A descaracterização em nome da padronização segue e se esquecem que os principais agentes que fazem essa indústria funcionar/lucrar, os jogadores, são também de origem pobre igual à grande maioria da torcida, cada vez mais excluída. Vemos filas imensas para comprar os ingressos onde os torcedores além de perderem horas do seu dia, quando conseguem, muitas vezes estão sujeitos a repressões em meio a tumultos gerados por falta de organização; os cambistas e “clientelistas” nos bastidores dos clubes e empresas afins proliferam paralelamente. Com o advento da venda de ingressos pela internet, a situação ficou mais excludente, pois sua lógica pressupõe que todos tenham livre acesso ao meio virtual. Mas a realidade, infelizmente, é bem diferente. A BWA, por sua vez, empresa de tecnologia do Ingresso Fácil em todo o país, já foi alvo investigação numa CPI do futebol brasileiro.
Sabemos que a maioria do povo vai continuar indo aos jogos fazendo suas economias e sacrifícios por uma das poucas coisas que os divertem e os incluem socialmente, mesmo que por pouco tempo, enquanto outros se conformarão à restrição lendo apenas as manchetes nas bancas dos jornais no dia seguinte. Ou lotando os botecos nas esquinas, que têm assinado os jogos da pay per view para chamar a clientela. E toma-lhe dinheiro para a TV em assinatura, às custas dos torcedores e do espetáculo.
Mais uma vez o povo será explorado, e naquilo que lhe serve de escape a todas as dificuldades que enfrenta dia-a-dia. O futebol, apesar de novo no Brasil, já está enraizado na nossa cultura. E parece que esse valor no jogo é sempre goleado pelo valor econômico, apesar de estar na boca do povo, nas esquinas, entre os vizinhos, e ser um tema que integra a sociabilidade carioca e brasileira.

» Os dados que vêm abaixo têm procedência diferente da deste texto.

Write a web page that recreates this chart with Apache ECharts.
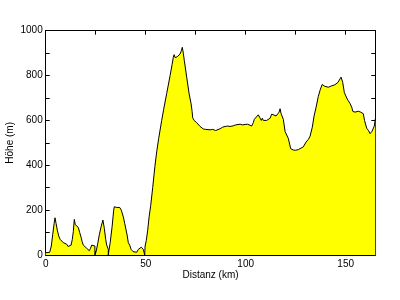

Como será até ou depois da Copa de 2014 pelo andar da carruagem? Ingressos serão vendidos aos olhos da cara somente aos conchavos, afortunados ou sortudos das filas quilométricas? Nisso tudo os canais da TV, principalmente os por assinatura, só têm a superfaturar com uma indústria do futebol cada vez mais reservada à elite e seus cupinchas.